Retype the opening lines of the data exactly, stopping after the line that contains "0.188, 0.209, 0.216];". Skip every picture.
** BEGIN **
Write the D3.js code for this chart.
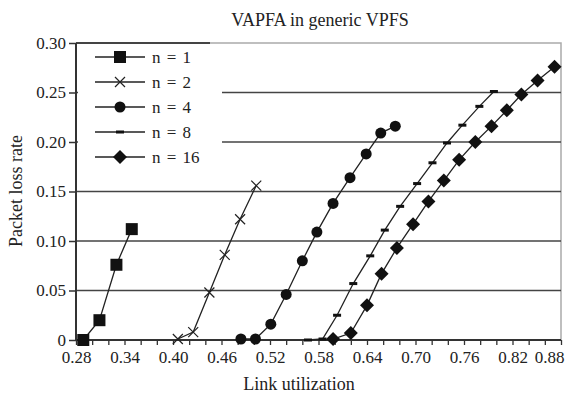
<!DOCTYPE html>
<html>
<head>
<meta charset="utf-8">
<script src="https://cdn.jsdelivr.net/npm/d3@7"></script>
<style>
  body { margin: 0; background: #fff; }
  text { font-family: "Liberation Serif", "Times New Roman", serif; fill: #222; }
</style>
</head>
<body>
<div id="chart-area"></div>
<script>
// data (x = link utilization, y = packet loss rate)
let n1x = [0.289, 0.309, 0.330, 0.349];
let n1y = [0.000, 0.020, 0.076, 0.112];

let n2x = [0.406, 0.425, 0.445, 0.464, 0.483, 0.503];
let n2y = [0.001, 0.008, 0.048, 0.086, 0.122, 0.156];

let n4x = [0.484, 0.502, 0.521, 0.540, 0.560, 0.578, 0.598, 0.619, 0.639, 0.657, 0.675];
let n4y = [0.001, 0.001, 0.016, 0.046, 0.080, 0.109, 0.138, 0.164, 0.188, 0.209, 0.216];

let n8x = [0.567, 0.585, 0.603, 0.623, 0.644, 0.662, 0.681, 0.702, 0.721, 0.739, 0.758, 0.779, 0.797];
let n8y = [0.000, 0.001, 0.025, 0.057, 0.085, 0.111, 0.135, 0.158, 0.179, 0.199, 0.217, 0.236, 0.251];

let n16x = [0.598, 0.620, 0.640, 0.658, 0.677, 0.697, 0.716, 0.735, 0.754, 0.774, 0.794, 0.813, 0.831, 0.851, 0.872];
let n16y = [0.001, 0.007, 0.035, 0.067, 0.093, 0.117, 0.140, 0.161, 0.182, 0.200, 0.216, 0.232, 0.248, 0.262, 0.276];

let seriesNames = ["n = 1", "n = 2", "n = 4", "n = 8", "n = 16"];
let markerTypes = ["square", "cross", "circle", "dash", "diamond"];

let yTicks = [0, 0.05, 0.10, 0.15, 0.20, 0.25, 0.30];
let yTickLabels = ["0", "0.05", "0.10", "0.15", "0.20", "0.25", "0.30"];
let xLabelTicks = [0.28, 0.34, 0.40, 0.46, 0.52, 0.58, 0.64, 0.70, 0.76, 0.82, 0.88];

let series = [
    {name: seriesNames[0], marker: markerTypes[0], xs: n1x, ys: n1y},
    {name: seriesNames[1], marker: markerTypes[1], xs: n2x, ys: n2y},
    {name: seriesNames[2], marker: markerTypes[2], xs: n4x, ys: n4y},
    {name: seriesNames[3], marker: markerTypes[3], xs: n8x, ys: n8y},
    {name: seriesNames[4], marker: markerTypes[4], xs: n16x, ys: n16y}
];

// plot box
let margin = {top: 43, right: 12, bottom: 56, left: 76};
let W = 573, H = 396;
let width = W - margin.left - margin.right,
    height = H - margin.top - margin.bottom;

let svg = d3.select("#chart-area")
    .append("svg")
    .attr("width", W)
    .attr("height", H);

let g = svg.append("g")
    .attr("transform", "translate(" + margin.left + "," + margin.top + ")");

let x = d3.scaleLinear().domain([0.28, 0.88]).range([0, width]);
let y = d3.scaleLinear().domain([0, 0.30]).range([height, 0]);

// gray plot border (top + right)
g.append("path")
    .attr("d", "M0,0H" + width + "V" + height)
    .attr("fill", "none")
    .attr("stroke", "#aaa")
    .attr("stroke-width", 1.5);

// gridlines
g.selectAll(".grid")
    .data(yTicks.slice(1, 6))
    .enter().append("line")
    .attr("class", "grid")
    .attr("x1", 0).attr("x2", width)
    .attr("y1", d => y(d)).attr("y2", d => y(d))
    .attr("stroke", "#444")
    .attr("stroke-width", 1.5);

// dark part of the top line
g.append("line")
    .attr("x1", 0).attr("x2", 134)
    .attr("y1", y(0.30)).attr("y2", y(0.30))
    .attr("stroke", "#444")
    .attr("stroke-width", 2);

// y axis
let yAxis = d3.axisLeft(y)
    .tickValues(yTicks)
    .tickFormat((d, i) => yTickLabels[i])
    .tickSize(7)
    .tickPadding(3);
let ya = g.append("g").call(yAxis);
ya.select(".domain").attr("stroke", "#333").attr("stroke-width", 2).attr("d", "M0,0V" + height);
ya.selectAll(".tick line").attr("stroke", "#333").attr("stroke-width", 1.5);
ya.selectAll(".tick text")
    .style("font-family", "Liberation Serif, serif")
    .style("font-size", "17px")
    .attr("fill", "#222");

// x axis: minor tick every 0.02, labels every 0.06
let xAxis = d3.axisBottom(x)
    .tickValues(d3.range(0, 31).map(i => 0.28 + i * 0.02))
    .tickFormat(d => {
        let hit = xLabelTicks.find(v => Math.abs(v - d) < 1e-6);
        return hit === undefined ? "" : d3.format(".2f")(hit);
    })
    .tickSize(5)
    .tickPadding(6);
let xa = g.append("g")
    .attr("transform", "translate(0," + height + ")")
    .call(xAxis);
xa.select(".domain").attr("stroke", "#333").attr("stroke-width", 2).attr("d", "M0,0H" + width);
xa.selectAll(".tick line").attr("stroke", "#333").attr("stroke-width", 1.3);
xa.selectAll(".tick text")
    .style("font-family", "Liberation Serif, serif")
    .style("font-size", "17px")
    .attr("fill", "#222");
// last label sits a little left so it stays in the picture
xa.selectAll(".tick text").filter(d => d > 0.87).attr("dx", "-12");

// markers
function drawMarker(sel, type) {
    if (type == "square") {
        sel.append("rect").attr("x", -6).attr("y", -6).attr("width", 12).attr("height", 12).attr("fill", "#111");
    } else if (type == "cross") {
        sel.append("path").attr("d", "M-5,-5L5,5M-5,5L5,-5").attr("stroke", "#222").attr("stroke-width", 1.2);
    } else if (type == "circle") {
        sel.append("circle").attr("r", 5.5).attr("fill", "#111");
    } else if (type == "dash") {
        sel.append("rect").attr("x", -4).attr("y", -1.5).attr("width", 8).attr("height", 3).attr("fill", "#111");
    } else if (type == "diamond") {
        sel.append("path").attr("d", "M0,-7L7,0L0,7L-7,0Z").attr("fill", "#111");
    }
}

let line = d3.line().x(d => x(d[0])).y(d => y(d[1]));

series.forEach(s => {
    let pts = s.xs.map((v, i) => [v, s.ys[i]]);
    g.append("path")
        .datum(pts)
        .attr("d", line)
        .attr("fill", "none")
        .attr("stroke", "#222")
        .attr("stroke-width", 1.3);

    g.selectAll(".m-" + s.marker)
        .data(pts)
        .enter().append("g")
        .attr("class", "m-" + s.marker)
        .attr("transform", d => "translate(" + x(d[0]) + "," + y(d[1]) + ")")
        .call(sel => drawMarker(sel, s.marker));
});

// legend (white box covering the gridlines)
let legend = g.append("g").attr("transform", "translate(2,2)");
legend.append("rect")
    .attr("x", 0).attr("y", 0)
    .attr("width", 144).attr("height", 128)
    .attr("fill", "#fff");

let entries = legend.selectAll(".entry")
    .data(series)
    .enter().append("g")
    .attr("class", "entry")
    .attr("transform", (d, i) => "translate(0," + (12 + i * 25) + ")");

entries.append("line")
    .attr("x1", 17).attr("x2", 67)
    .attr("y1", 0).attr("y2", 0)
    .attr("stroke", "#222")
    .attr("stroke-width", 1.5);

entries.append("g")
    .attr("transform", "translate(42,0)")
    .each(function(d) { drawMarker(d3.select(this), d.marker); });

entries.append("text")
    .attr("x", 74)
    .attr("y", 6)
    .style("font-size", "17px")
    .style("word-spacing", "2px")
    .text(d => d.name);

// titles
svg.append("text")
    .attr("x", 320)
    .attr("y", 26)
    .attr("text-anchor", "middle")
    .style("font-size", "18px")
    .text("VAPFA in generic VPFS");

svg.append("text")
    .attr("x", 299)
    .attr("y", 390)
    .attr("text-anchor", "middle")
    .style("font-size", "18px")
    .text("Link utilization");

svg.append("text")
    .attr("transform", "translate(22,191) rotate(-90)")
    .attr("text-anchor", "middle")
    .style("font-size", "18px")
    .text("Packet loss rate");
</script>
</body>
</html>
** END **
■ **THE SOLUTION**
Write the D3.js code for this chart.
<!DOCTYPE html>
<html>
<head>
<meta charset="utf-8">
<script src="https://cdn.jsdelivr.net/npm/d3@7"></script>
<style>
  body { margin: 0; background: #fff; }
  text { font-family: "Liberation Serif", "Times New Roman", serif; fill: #222; }
</style>
</head>
<body>
<div id="chart-area"></div>
<script>
// data (x = link utilization, y = packet loss rate)
let n1x = [0.289, 0.309, 0.330, 0.349];
let n1y = [0.000, 0.020, 0.076, 0.112];

let n2x = [0.406, 0.425, 0.445, 0.464, 0.483, 0.503];
let n2y = [0.001, 0.008, 0.048, 0.086, 0.122, 0.156];

let n4x = [0.484, 0.502, 0.521, 0.540, 0.560, 0.578, 0.598, 0.619, 0.639, 0.657, 0.675];
let n4y = [0.001, 0.001, 0.016, 0.046, 0.080, 0.109, 0.138, 0.164, 0.188, 0.209, 0.216];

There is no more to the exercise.